Итак, молодой поэт уверял меня, что "деятельность советского правительства проходит под знаком творчества". В то время всякая деятельность проходила под каким-нибудь "знаком", все равно как всякий вопрос рассматривался в какой-нибудь "плоскости". Мой юный поэт искренно верил в искренность начинаний того подотдела наркомпроса, куда ходил каждый день на службу; там, действительно, были люди очень милые, когда-то получившие образование, горевшие замыслами, новизной...
Но, как пример того, что все это стоило, расскажу историю моей рукописи. Мне было объявлено, что она будет печататься в Москве, что корректурные листы будут присылаться мне и что первые листы я получу через два месяца. Через четыре месяца я обратился в подотдел -- спросить, почему я не получаю корректуры? Мне отвечают, что рукопись послана в Петербург для печатания...

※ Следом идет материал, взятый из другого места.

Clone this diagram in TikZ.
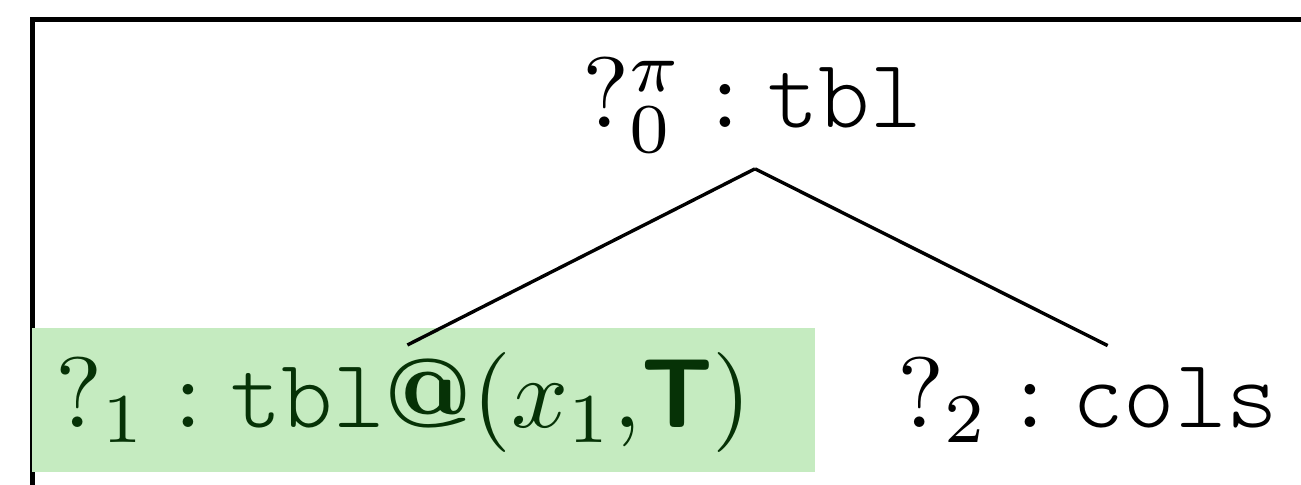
\documentclass[tikz,border=0pt]{standalone}
\usepackage{fontspec}
\setmonofont{Latin Modern Mono Light}
\definecolor{hlgreen}{RGB}{197,235,192}
\definecolor{txtgreen}{RGB}{6,50,6}
\begin{document}
\begin{tikzpicture}[x=0.1pt,y=-0.1pt,
  lbl/.style={inner sep=0pt, font=\fontsize{9.8}{12}\selectfont},
  edge/.style={line width=0.34pt, line join=miter}]
\path[use as bounding box] (0,0) rectangle (1301,485);
\clip (0,0) rectangle (1301,485);
\node[draw, line width=0.55pt, inner sep=0pt, minimum width=150pt, minimum height=60pt, anchor=north west] (frame) at (29.5,17) {};
\node[fill=hlgreen, inner sep=0pt, minimum width=78.3pt, minimum height=14.4pt] (hl) at (423.5,400) {};
\node[lbl, anchor=base] (root) at (752,128) {$?^{\pi}_{0} : \texttt{tbl}$};
\node[lbl, anchor=base west, text=txtgreen] (left) at (53,428) {$?_1 : \texttt{tbl}\mbox{\bfseries @}(x_1{,}\mbox{\sffamily\bfseries T})$};
\node[lbl, anchor=base west] (right) at (895,428) {$?_2 : \texttt{cols}$};
\draw[edge] ([xshift=0.3pt,yshift=-1.4pt]root.south) -- ([xshift=0.4pt,yshift=0.6pt]left.north);
\draw[edge] ([xshift=0.3pt,yshift=-1.4pt]root.south) -- ([xshift=2pt,yshift=1.1pt]right.north);
\end{tikzpicture}
\end{document}
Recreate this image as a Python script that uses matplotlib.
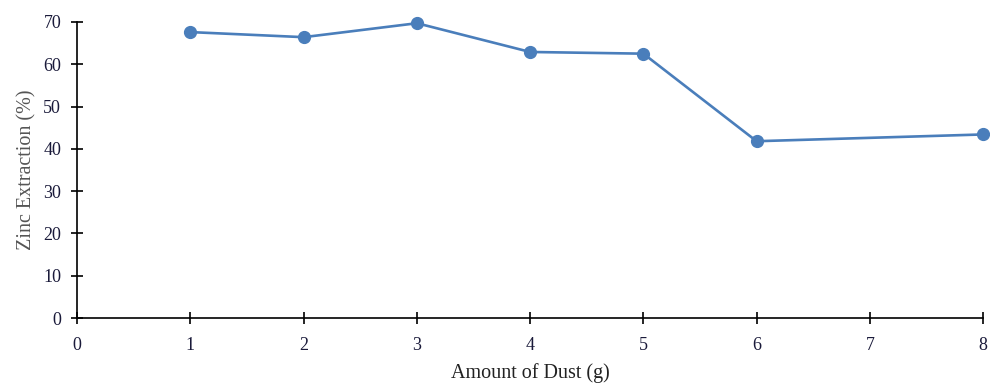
import matplotlib
matplotlib.use('Agg')
import matplotlib.pyplot as plt

plt.rcParams['font.family'] = ['Liberation Serif', 'DejaVu Serif']

dust = [1, 2, 3, 4, 5, 6, 8]
extraction = [67.6, 66.4, 69.7, 62.9, 62.5, 41.8, 43.4]
x_ticks = [0, 1, 2, 3, 4, 5, 6, 7, 8]
y_ticks = [0, 10, 20, 30, 40, 50, 60, 70]

fig = plt.figure(figsize=(9.9, 3.85), dpi=100)
ax = fig.add_axes([0.078, 0.174, 0.915, 0.769])

ax.plot(dust, extraction, color='#4a7ebb', linewidth=1.9, marker='o',
        markersize=8.5, clip_on=False, zorder=3)

ax.set_xlim(0, 8)
ax.set_ylim(0, 70)
ax.set_xticks(x_ticks)
ax.set_yticks(y_ticks)
ax.tick_params(direction='inout', length=9, width=1.2, labelsize=13,
               labelcolor='#1a1a3a')
ax.tick_params(axis='y', pad=7)
ax.tick_params(axis='x', pad=9)
for side in ['top', 'right']:
    ax.spines[side].set_visible(False)
for side in ['left', 'bottom']:
    ax.spines[side].set_linewidth(1.2)

ax.set_xlabel('Amount of Dust (g)', fontsize=14.5, color='#222222', labelpad=7)
ax.set_ylabel('Zinc Extraction (%)', fontsize=14.5, color='#555555', labelpad=5)

fig.savefig('out.png', dpi=100)
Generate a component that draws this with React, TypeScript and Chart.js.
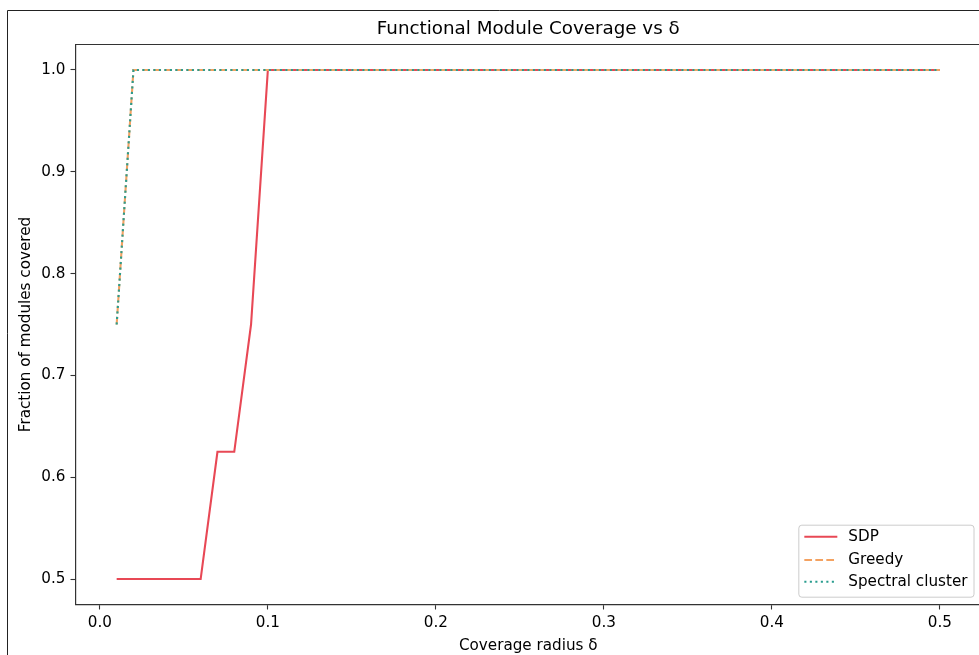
import React, { useEffect, useRef } from "react";
import { Chart, registerables } from "chart.js";

Chart.register(...registerables);

const deltas = [
  0.01, 0.02, 0.03, 0.04, 0.05, 0.06, 0.07, 0.08, 0.09, 0.1,
  0.11, 0.12, 0.13, 0.14, 0.15, 0.16, 0.17, 0.18, 0.19, 0.2,
  0.21, 0.22, 0.23, 0.24, 0.25, 0.26, 0.27, 0.28, 0.29, 0.3,
  0.31, 0.32, 0.33, 0.34, 0.35, 0.36, 0.37, 0.38, 0.39, 0.4,
  0.41, 0.42, 0.43, 0.44, 0.45, 0.46, 0.47, 0.48, 0.49, 0.5,
];

const sdpCoverage = [
  0.5, 0.5, 0.5, 0.5, 0.5, 0.5, 0.625, 0.625, 0.75, 1.0,
  1.0, 1.0, 1.0, 1.0, 1.0, 1.0, 1.0, 1.0, 1.0, 1.0,
  1.0, 1.0, 1.0, 1.0, 1.0, 1.0, 1.0, 1.0, 1.0, 1.0,
  1.0, 1.0, 1.0, 1.0, 1.0, 1.0, 1.0, 1.0, 1.0, 1.0,
  1.0, 1.0, 1.0, 1.0, 1.0, 1.0, 1.0, 1.0, 1.0, 1.0,
];

const greedyCoverage = [
  0.75, 1.0, 1.0, 1.0, 1.0, 1.0, 1.0, 1.0, 1.0, 1.0,
  1.0, 1.0, 1.0, 1.0, 1.0, 1.0, 1.0, 1.0, 1.0, 1.0,
  1.0, 1.0, 1.0, 1.0, 1.0, 1.0, 1.0, 1.0, 1.0, 1.0,
  1.0, 1.0, 1.0, 1.0, 1.0, 1.0, 1.0, 1.0, 1.0, 1.0,
  1.0, 1.0, 1.0, 1.0, 1.0, 1.0, 1.0, 1.0, 1.0, 1.0,
];

const spectralCoverage = [
  0.75, 1.0, 1.0, 1.0, 1.0, 1.0, 1.0, 1.0, 1.0, 1.0,
  1.0, 1.0, 1.0, 1.0, 1.0, 1.0, 1.0, 1.0, 1.0, 1.0,
  1.0, 1.0, 1.0, 1.0, 1.0, 1.0, 1.0, 1.0, 1.0, 1.0,
  1.0, 1.0, 1.0, 1.0, 1.0, 1.0, 1.0, 1.0, 1.0, 1.0,
  1.0, 1.0, 1.0, 1.0, 1.0, 1.0, 1.0, 1.0, 1.0, 1.0,
];

const seriesLabels = ["SDP", "Greedy", "Spectral cluster"];
const xTicks = [0.0, 0.1, 0.2, 0.3, 0.4, 0.5];
const yTicks = [0.5, 0.6, 0.7, 0.8, 0.9, 1.0];
const chartTitle = "Functional Module Coverage vs δ";

const FONT = "'DejaVu Sans', sans-serif";
const SPINE = "#333333";
const TXT = 15.2;

const framePlugin = {
  id: "frame",
  beforeDraw(chart: any) {
    const ctx = chart.ctx;
    ctx.save();
    ctx.fillStyle = "#ffffff";
    ctx.fillRect(0, 0, chart.width, chart.height);
    ctx.strokeStyle = "#222222";
    ctx.lineWidth = 1;
    ctx.beginPath();
    ctx.moveTo(7.5, chart.height + 5);
    ctx.lineTo(7.5, 10.5);
    ctx.lineTo(chart.width + 5, 10.5);
    ctx.stroke();
    ctx.restore();
  },
  afterDatasetsDraw(chart: any) {
    const ctx = chart.ctx;
    const ca = chart.chartArea;
    ctx.save();
    ctx.strokeStyle = SPINE;
    ctx.lineWidth = 1.2;
    ctx.beginPath();
    ctx.moveTo(ca.left, ca.top);
    ctx.lineTo(ca.right, ca.top);
    ctx.lineTo(ca.right, ca.bottom);
    ctx.stroke();
    ctx.restore();
  },
  afterDraw(chart: any) {
    const ctx = chart.ctx;
    const ca = chart.chartArea;
    const ds = chart.data.datasets;
    ctx.save();
    // title centred over the axes
    ctx.font = `18.3px ${FONT}`;
    ctx.fillStyle = "#000000";
    ctx.textAlign = "center";
    ctx.textBaseline = "middle";
    ctx.fillText(chartTitle, (ca.left + ca.right) / 2, 29.5);

    ctx.font = `${TXT}px ${FONT}`;
    let maxW = 0;
    ds.forEach((d: any) => {
      maxW = Math.max(maxW, ctx.measureText(d.label).width);
    });
    const padX = 6;
    const handle = 33;
    const gap = 11;
    const w = padX + handle + gap + maxW + padX;
    const h = 72;
    const right = ca.right - 7.5;
    const bottom = ca.bottom - 7.8;
    const left = right - w;
    const top = bottom - h;
    ctx.beginPath();
    (ctx as any).roundRect(left + 0.5, top + 0.5, w, h, 3);
    ctx.fillStyle = "rgba(255,255,255,0.8)";
    ctx.fill();
    ctx.strokeStyle = "#cccccc";
    ctx.lineWidth = 1;
    ctx.stroke();
    const rows = [12, 35.3, 57];
    ds.forEach((d: any, i: number) => {
      const y = top + rows[i];
      ctx.beginPath();
      ctx.setLineDash(d.borderDash || []);
      ctx.lineCap = "butt";
      ctx.strokeStyle = d.borderColor;
      ctx.lineWidth = d.borderWidth;
      ctx.moveTo(left + padX, y);
      ctx.lineTo(left + padX + handle, y);
      ctx.stroke();
      ctx.setLineDash([]);
      ctx.fillStyle = "#000000";
      ctx.textBaseline = "middle";
      ctx.textAlign = "left";
      ctx.fillText(d.label, left + padX + handle + gap, y);
    });
    ctx.restore();
  },
};

export default function App() {
  const canvasRef = useRef<HTMLCanvasElement | null>(null);

  useEffect(() => {
    const canvas = canvasRef.current;
    if (!canvas) return;
    const mk = (vals: number[]) => deltas.map((x, i) => ({ x, y: vals[i] }));
    const chart = new Chart(canvas, {
      type: "line",
      data: {
        datasets: [
          {
            label: seriesLabels[0],
            data: mk(sdpCoverage),
            borderColor: "#e84855",
            borderWidth: 2.1,
            pointRadius: 0,
            tension: 0,
            borderCapStyle: "butt",
            order: 3,
          },
          {
            label: seriesLabels[1],
            data: mk(greedyCoverage),
            borderColor: "#f4a261",
            borderWidth: 2.1,
            borderDash: [7.7, 3.3],
            pointRadius: 0,
            tension: 0,
            borderCapStyle: "butt",
            order: 2,
          },
          {
            label: seriesLabels[2],
            data: mk(spectralCoverage),
            borderColor: "#2a9d8f",
            borderWidth: 2.1,
            borderDash: [2.1, 3.4],
            pointRadius: 0,
            tension: 0,
            borderCapStyle: "butt",
            order: 1,
          },
        ],
      },
      options: {
        animation: false,
        responsive: false,
        devicePixelRatio: 1,
        layout: { padding: { left: 0, right: 9, top: 44.5, bottom: 0 } },
        plugins: {
          legend: { display: false },
          tooltip: { enabled: false },
          title: { display: false },
        },
        scales: {
          x: {
            type: "linear",
            min: -0.0145,
            max: 0.5245,
            afterBuildTicks: (scale: any) => {
              scale.ticks = xTicks.map((v) => ({ value: v }));
            },
            afterFit: (scale: any) => {
              scale.height = 50.5;
            },
            grid: {
              display: true,
              drawOnChartArea: false,
              drawTicks: true,
              tickLength: 5,
              tickColor: SPINE,
              tickWidth: 1.1,
            },
            border: { display: true, color: SPINE, width: 1.2 },
            ticks: {
              color: "#000000",
              font: { family: FONT, size: TXT },
              padding: 4,
              maxRotation: 0,
              callback: (v: any) => Number(v).toFixed(1),
            },
            title: {
              display: true,
              text: "Coverage radius δ",
              color: "#000000",
              font: { family: FONT, size: TXT },
              padding: { top: 6.9, bottom: 0 },
            },
          },
          y: {
            type: "linear",
            min: 0.475,
            max: 1.025,
            afterBuildTicks: (scale: any) => {
              scale.ticks = yTicks.map((v) => ({ value: v }));
            },
            afterFit: (scale: any) => {
              scale.width = 75.5;
            },
            grid: {
              display: true,
              drawOnChartArea: false,
              drawTicks: true,
              tickLength: 5,
              tickColor: SPINE,
              tickWidth: 1.1,
            },
            border: { display: true, color: SPINE, width: 1.2 },
            ticks: {
              color: "#000000",
              font: { family: FONT, size: TXT },
              padding: 5,
              callback: (v: any) => Number(v).toFixed(1),
            },
            title: {
              display: true,
              text: "Fraction of modules covered",
              color: "#000000",
              font: { family: FONT, size: TXT },
              padding: { top: 16.9, bottom: 0 },
            },
          },
        },
      },
      plugins: [framePlugin],
    } as any);
    return () => chart.destroy();
  }, []);

  return (
    <div
      style={{
        position: "fixed",
        left: 0,
        top: 0,
        width: 979,
        height: 655,
        overflow: "hidden",
        background: "#ffffff",
      }}
    >
      <canvas
        ref={canvasRef}
        width={990}
        height={655}
        style={{ width: 990, height: 655, display: "block" }}
      />
    </div>
  );
}
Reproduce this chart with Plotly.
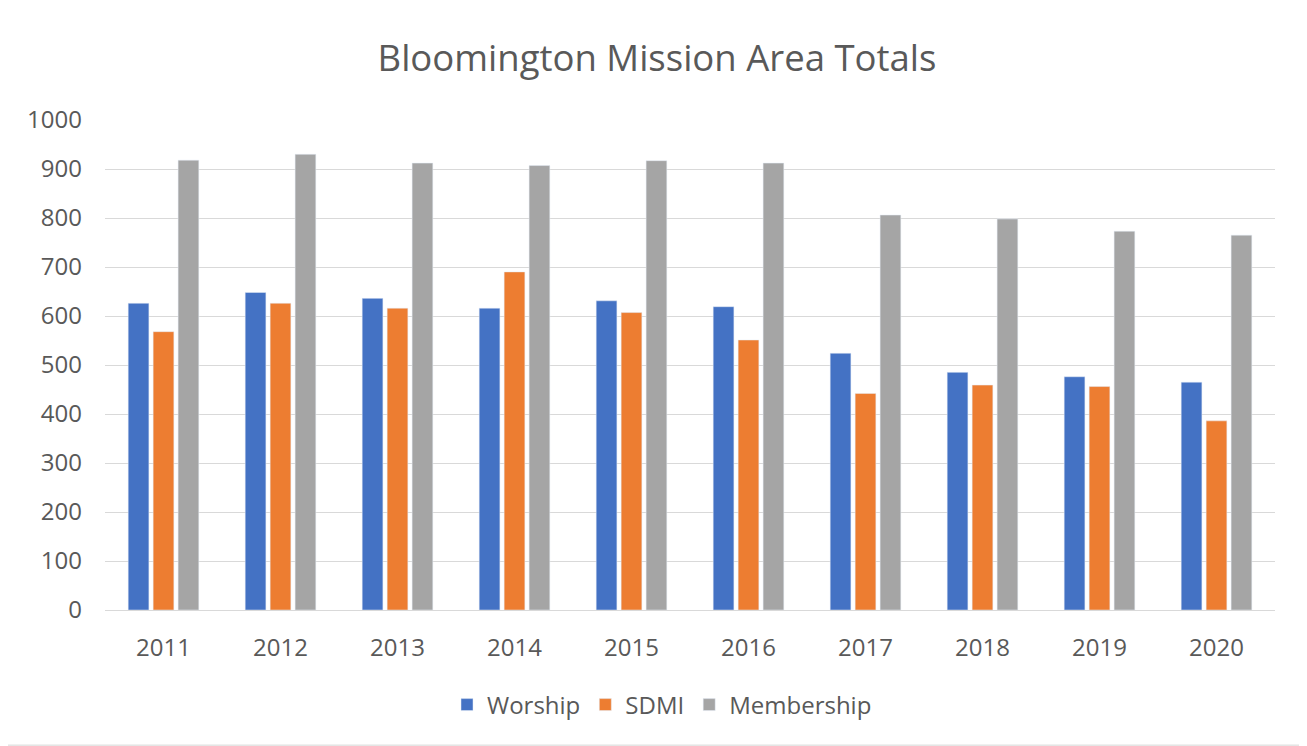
import plotly.graph_objects as go

years = ["2011", "2012", "2013", "2014", "2015", "2016", "2017", "2018", "2019", "2020"]
worship = [626, 648, 636, 616, 631, 619, 524, 485, 476, 465]
sdmi = [568, 626, 616, 690, 607, 551, 442, 459, 456, 386]
membership = [918, 930, 912, 907, 917, 912, 806, 798, 773, 765]
y_ticks = [0, 100, 200, 300, 400, 500, 600, 700, 800, 900, 1000]

# page body has an 8px margin; figure coordinates are window coords minus 8
OFF = 8
W, H = 1307 - OFF, 746 - OFF
ml, mr, mt, mb = 105 - OFF, 1307 - 1275, 120 - OFF, 746 - 610
pw, ph = W - ml - mr, H - mt - mb

def px_to_paper_x(px):
    return (px - OFF - ml) / pw

def px_to_paper_y(py):
    return (H - mb - (py - OFF)) / ph

fig = go.Figure()
fig.add_trace(go.Bar(name="Worship", x=years, y=worship, marker_color="#4472C4"))
fig.add_trace(go.Bar(name="SDMI", x=years, y=sdmi, marker_color="#ED7D31"))
fig.add_trace(go.Bar(name="Membership", x=years, y=membership, marker_color="#A5A5A5"))

fig.update_layout(
    width=W, height=H,
    margin=dict(l=ml, r=mr, t=mt, b=mb),
    paper_bgcolor="#e9ecea",
    plot_bgcolor="rgba(0,0,0,0)",
    barmode="group",
    bargap=0.36,
    bargroupgap=0.17,
    font=dict(family="Open Sans, Noto Sans, sans-serif", color="#595959", size=20),
    title=dict(text="Bloomington Mission Area Totals", xref="container",
               x=(657 - OFF) / W, xanchor="center",
               y=1 - (58 - OFF) / H, yanchor="middle",
               font=dict(size=36.5, color="#595959")),
    legend=dict(orientation="h", x=px_to_paper_x(662), xanchor="center", y=px_to_paper_y(705),
                yanchor="middle", bgcolor="rgba(0,0,0,0)",
                font=dict(size=24, color="#595959"), itemwidth=30, traceorder="normal"),
    shapes=[dict(type="rect", xref="paper", yref="paper",
                 x0=px_to_paper_x(0), x1=px_to_paper_x(1302),
                 y0=px_to_paper_y(745), y1=px_to_paper_y(0),
                 fillcolor="white", line=dict(color="#e0e0e0", width=1), layer="below")],
)
fig.update_yaxes(range=[0, 1000], tickvals=y_ticks, showgrid=True, gridcolor="#d9d9d9",
                 gridwidth=1, zeroline=False, ticks="", showline=False,
                 tickfont=dict(size=24, color="#595959"), ticklabelstandoff=22)
fig.update_xaxes(showline=True, linecolor="#d9d9d9", linewidth=1, ticks="",
                 tickfont=dict(size=24, color="#595959"), ticklabelstandoff=16)

fig.write_html("out.html")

Через полгода новый запрос -- и тот же ответ. Через год пишу Луначарскому письмо, в котором прошу сделать распоряжение о возвращении мне рукописи, нужной мне для внесения некоторых поправок и вставок. Получаю от канцелярии ответ, словесный, что, где моя рукопись, неизвестно. Можно ли справиться в подотделе? Этот подотдел уже не существует. Может быть, можно спросить у кого-нибудь из служивших в то время? Никого из них нет. Может быть, известен адрес? Адрес ничей не известен, да и люди те уже не в Москве. И в самом деле: одного из принявших мою рукопись я встретил через два года на Пречистенском бульваре, выходя как-то из столовой Екатерины Ивановны, -- он приехал на несколько дней из Харькова; другого я видел в Париже, когда был там после моего бегства. Оба с интересом справлялись о моей книге: они не были виноваты, -- никто никогда не был виноват...*.